Copps, one of five commissioners in charge of the FCC, and the only Democrat among them, has been outspoken in calling for more stringent scrutiny of programming. According to Reuters, he spoke to reporters Thursday in his Washington office, showing them his computer, which he said contained some 300 e-mails protesting the Victoria's Secret broadcast. He said the current standards let some objectionable programs slip through.
''The current definition of indecency to me should be capturing for enforcement purposes some of these programs and it is not,'' Copps said. ''We are only having a paucity of enforcement actions against programming that is palpably and demonstrably indecent.'' It's not clear, though, that the Victoria's Secret hour was ''demonstrably indecent'' -- current rules define indecency as sexual or excretory references that are patently offensive, and at any rate, Copps said he hadn't even watched the lingerie show.
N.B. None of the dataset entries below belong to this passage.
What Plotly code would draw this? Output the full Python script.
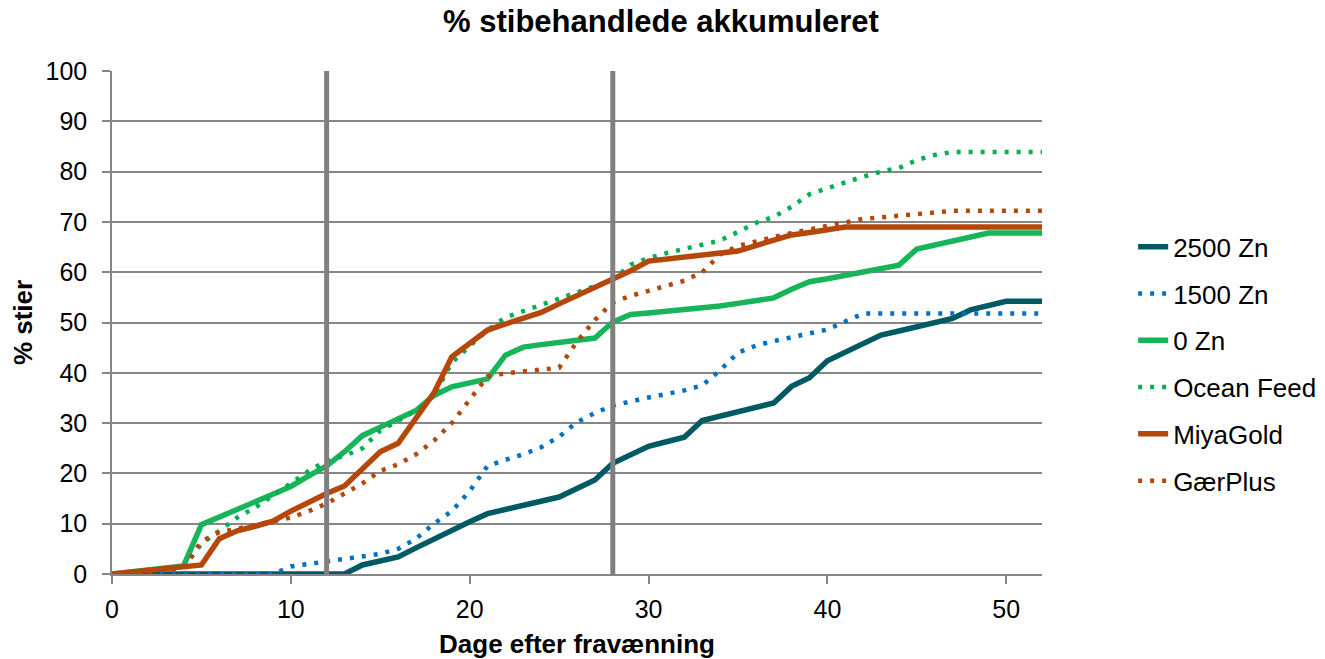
import plotly.graph_objects as go

days = list(range(0, 53))

zn2500 = [0]*14 + [1.8, 2.6, 3.4, 5.2, 7.0, 8.7, 10.4, 12.0, 12.8, 13.6, 14.5, 15.3, 17.0, 18.7,
              22.0, 23.7, 25.4, 26.3, 27.2, 30.5, 31.4, 32.3, 33.2, 34.0, 37.3, 39.0, 42.4, 44.1,
              45.8, 47.5, 48.3, 49.2, 50.0, 50.8, 52.5, 53.3, 54.2, 54.2, 54.2]

zn1500 = [0]*10 + [1.5, 2.0, 2.5, 3.0, 3.5, 4.0, 5.0, 7.0, 10.0, 12.5, 16.5, 21.5, 22.7, 23.8,
              25.2, 27.3, 30.2, 32.0, 33.5, 34.4, 35.1, 35.8, 36.5, 37.5, 40.5, 44.0, 45.4,
              46.3, 47.0, 47.8, 48.6, 50.2, 51.8, 51.8, 51.8, 51.8, 51.8, 51.8, 51.8, 51.8,
              51.8, 51.8, 51.8]

zn0 = [0, 0.4, 0.8, 1.2, 1.6, 9.8, 11.3, 12.8, 14.3, 15.8, 17.4, 19.5, 21.5, 24.3, 27.5, 29.2,
       30.8, 32.5, 35.5, 37.2, 38.0, 38.8, 43.5, 45.1, 45.6, 46.1, 46.5, 46.9, 50.1, 51.6, 51.9,
       52.2, 52.6, 52.9, 53.3, 53.8, 54.3, 54.9, 56.6, 58.1, 58.7, 59.4, 60.0, 60.7, 61.4, 64.6,
       65.4, 66.2, 67.0, 67.8, 67.8, 67.8, 67.8]

ocean = [0, 0.3, 0.6, 0.9, 1.2, 6.0, 8.5, 11.2, 13.2, 15.5, 18.0, 20.5, 22.5, 23.5, 25.0, 28.5,
         30.5, 32.5, 35.5, 42.0, 45.3, 48.5, 51.0, 52.3, 53.5, 54.8, 56.0, 57.2, 58.5, 61.5, 62.8,
         63.8, 64.7, 65.5, 66.3, 68.0, 69.8, 71.0, 73.0, 75.5, 76.7, 77.8, 79.0, 80.0, 80.7, 82.3,
         83.3, 83.9, 83.9, 83.9, 83.9, 83.9, 83.9]

miya = [0, 0.4, 0.8, 1.2, 1.5, 1.8, 7.0, 8.6, 9.5, 10.5, 12.5, 14.3, 16.0, 17.5, 21.0, 24.3,
        26.0, 31.0, 36.0, 43.2, 45.8, 48.5, 49.7, 50.8, 52.0, 53.7, 55.3, 57.0, 58.5, 60.3, 62.2,
        62.6, 63.0, 63.4, 63.8, 64.2, 65.3, 66.4, 67.4, 67.9, 68.5, 69.0, 69.0, 69.0, 69.0, 69.0,
        69.0, 69.0, 69.0, 69.0, 69.0, 69.0, 69.0]

gaer = [0, 0.3, 0.6, 0.9, 1.2, 6.5, 8.3, 9.0, 9.8, 10.5, 11.2, 12.5, 14.0, 16.0, 18.0, 20.5,
        21.8, 23.8, 26.5, 30.0, 34.6, 39.3, 39.9, 40.3, 40.6, 41.0, 46.2, 50.5, 54.0, 55.3, 56.3,
        57.3, 58.3, 60.0, 63.5, 65.2, 66.2, 67.0, 67.8, 68.5, 69.2, 69.8, 70.6, 70.9, 71.2, 71.5,
        71.8, 72.2, 72.2, 72.2, 72.2, 72.2, 72.2]

series_names = ["2500 Zn", "1500 Zn", "0 Zn", "Ocean Feed", "MiyaGold", "GærPlus"]
series_values = [zn2500, zn1500, zn0, ocean, miya, gaer]
series_colors = ["#005A64", "#0070C0", "#17B45A", "#00B050", "#B5470B", "#B5470B"]
series_dash = ["solid", "4px,8px", "solid", "4px,8px", "solid", "4px,8px"]
series_width = [5.5, 4.5, 5.5, 4.5, 5.5, 4.5]

x_ticks = [0, 10, 20, 30, 40, 50]
y_ticks = list(range(0, 101, 10))
marker_days = [12, 28]

FONT = "Arial, Liberation Sans, sans-serif"
W, H = 1325, 659

fig = go.Figure()
for i, (name, vals) in enumerate(zip(series_names, series_values)):
    fig.add_trace(go.Scatter(
        x=days, y=vals, mode="lines", name=name,
        legendgroup=f"g{i}",
        line=dict(color=series_colors[i], width=series_width[i], dash=series_dash[i]),
    ))

for d in marker_days:
    fig.add_shape(type="line", xref="x", yref="paper", x0=d, x1=d, y0=0, y1=1,
                  line=dict(color="#808080", width=5), layer="above")

fig.update_layout(
    width=W, height=H,
    margin=dict(l=112, r=283, t=71, b=85, autoexpand=False),
    paper_bgcolor="white", plot_bgcolor="white",
    font=dict(family=FONT, size=25, color="black"),
    title=dict(text="<b>% stibehandlede akkumuleret</b>", x=661/W, xanchor="center",
               xref="container", y=1 - 21/H, yanchor="middle",
               font=dict(size=31, family=FONT, color="black")),
    legend=dict(x=1.098, xanchor="left", y=0.418, yanchor="middle",
                font=dict(size=26, family=FONT), tracegroupgap=10,
                bgcolor="rgba(0,0,0,0)"),
    showlegend=True,
)
fig.update_xaxes(range=[0, 52], tickvals=x_ticks,
                 showgrid=False, zeroline=False, automargin=False,
                 showline=True, linecolor="#868686", linewidth=1.5,
                 ticks="outside", ticklen=8, tickcolor="#868686", tickwidth=1.5,
                 ticklabelstandoff=4,
                 tickfont=dict(size=25, family=FONT, color="black"),
                 title=dict(text="<b>Dage efter fravænning</b>", standoff=14,
                            font=dict(size=26, family=FONT, color="black")))
fig.update_yaxes(range=[0, 100], tickvals=y_ticks,
                 showgrid=True, gridcolor="#868686", gridwidth=1.5, zeroline=False,
                 automargin=False,
                 showline=True, linecolor="#868686", linewidth=1.5,
                 ticks="outside", ticklen=8, tickcolor="#868686", tickwidth=1.5,
                 ticklabelstandoff=10,
                 tickfont=dict(size=25, family=FONT, color="black"),
                 title=dict(text="<b>% stier</b>", standoff=5,
                            font=dict(size=26, family=FONT, color="black")))

fig.write_html("out.html", config={"displayModeBar": False},
               post_script="document.body.style.margin='0';document.body.style.overflow='hidden';")
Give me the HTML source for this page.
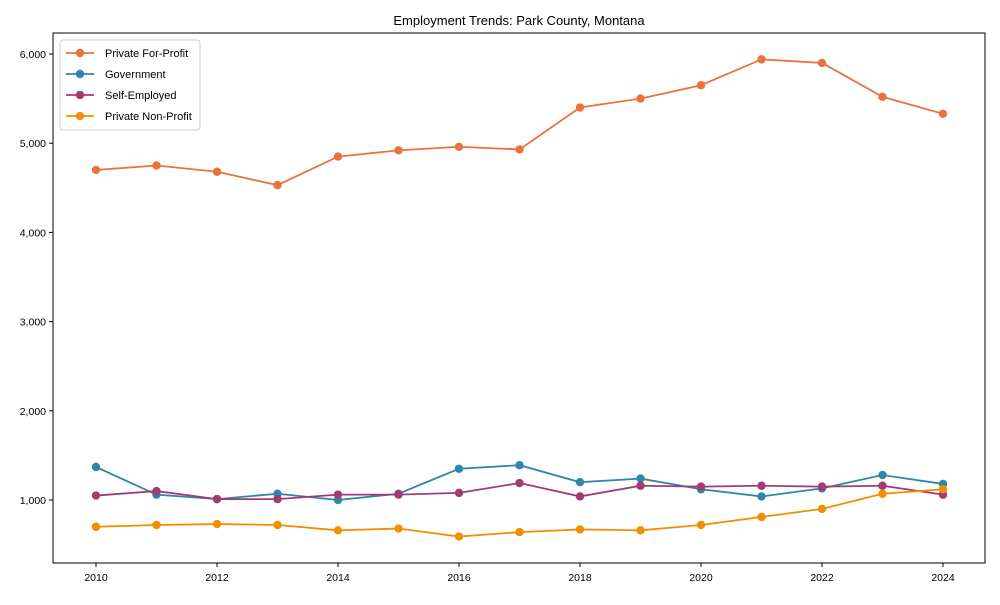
<!DOCTYPE html>
<html><head><meta charset="utf-8"><style>
body{margin:0;background:#fff;font-family:"Liberation Sans",Arial,sans-serif}
</style></head><body>
<svg id="chart" width="1000" height="600" xmlns="http://www.w3.org/2000/svg">
<rect width="1000" height="600" fill="#fff"/>
<text x="519" y="25" text-anchor="middle" font-size="13" font-family="Liberation Sans, Arial, sans-serif">Employment Trends: Park County, Montana</text>
<rect x="53" y="33" width="932" height="530" fill="none" stroke="#000" stroke-width="1"/>
<g id="axes"></g>
<g id="series"></g>
<g id="legend"></g>
</svg>
<script>
const years=[2010,2011,2012,2013,2014,2015,2016,2017,2018,2019,2020,2021,2022,2023,2024];
const privateForProfit=[4700,4750,4680,4530,4850,4920,4960,4930,5400,5500,5650,5940,5900,5520,5330];
const government=[1370,1060,1010,1070,1000,1070,1350,1390,1200,1240,1120,1040,1130,1280,1180];
const selfEmployed=[1050,1100,1010,1010,1060,1060,1080,1190,1040,1160,1150,1160,1150,1160,1060];
const privateNonProfit=[700,720,730,720,660,680,590,640,670,660,720,810,900,1070,1120];
const seriesNames=["Private For-Profit","Government","Self-Employed","Private Non-Profit"];
const yTicks=[1000,2000,3000,4000,5000,6000];
const xTicks=[2010,2012,2014,2016,2018,2020,2022,2024];
const colors=["#E8743B","#2E86AB","#A23B72","#F18F01"];
const NS="http://www.w3.org/2000/svg";
function x(v){return 96+(v-2010)*(943-96)/14;}
function y(v){return 500-(v-1000)*0.0892;}
function mk(t,a,p){const e=document.createElementNS(NS,t);for(const k in a)e.setAttribute(k,a[k]);p.appendChild(e);return e;}
const ax=document.getElementById('axes');
yTicks.forEach(t=>{
 const l=mk('line',{x1:49,x2:53,y1:y(t),y2:y(t),stroke:'#000'},ax);
 
 
 const tx=mk('text',{x:46,y:y(t)+4,'text-anchor':'end','font-size':10.5},ax);
 tx.textContent=t.toLocaleString('en-US');
 
 
});
xTicks.forEach(t=>{
 const l=mk('line',{x1:x(t),x2:x(t),y1:563,y2:567,stroke:'#000'},ax);
 
 
 const tx=mk('text',{x:x(t),y:581,'text-anchor':'middle','font-size':10.5},ax);
 tx.textContent=t;
 
 
});
const sg=document.getElementById('series');
[privateForProfit,government,selfEmployed,privateNonProfit].forEach((d,i)=>{
 const g=mk('g',{},sg);
 
 
 const pl=mk('polyline',{points:d.map((v,j)=>x(years[j])+','+y(v)).join(' '),fill:'none',stroke:colors[i],'stroke-width':1.8},g);
 
 
 d.forEach((v,j)=>{
  const c=mk('circle',{cx:x(years[j]),cy:y(v),r:4.2,fill:colors[i]},g);
  
  
 });
});
const lg=document.getElementById('legend');
const box=mk('rect',{x:60,y:40,width:140,height:90,rx:3,fill:'#fff',stroke:'#ccc'},lg);


seriesNames.forEach((n,i)=>{
 const yy=53+i*21;
 const g=mk('g',{},lg);
 
 
 mk('line',{x1:66,x2:94,y1:yy,y2:yy,stroke:colors[i],'stroke-width':1.8},g);
 mk('circle',{cx:80,cy:yy,r:4.2,fill:colors[i]},g);
 const t=mk('text',{x:105,y:yy+4,'font-size':11},g);
 t.textContent=n;
});
</script>
</body></html>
Asked by EW.com to comment on the reaction of Copps and his e-mail correspondents to the Victoria's Secret fashion show, CBS spokesman Chris Ender responded with a prepared statement, saying, ''We are confident that the 'Victoria's Secret' special was completely within acceptable boundaries for broadcast television.''
Last year's Victoria's Secret show, on ABC, drew similar complaints and led to an FCC review that ultimately determined that the program did not violate indecency rules. That show drew about 12.4 million viewers, compared to 10.4 million for Wednesday's CBS broadcast, according to early Nielsen estimates. In fact, the show came in third in its timeslot, losing to the two-hour ''Bachelor'' finale on ABC (24.2 million viewers during the hour that overlapped with the fashion show) and ''The West Wing'' on NBC (14.9 million). Copps didn't say whether anyone had complained that even ''West Wing'' was more riveting than lingerie-clad supermodels.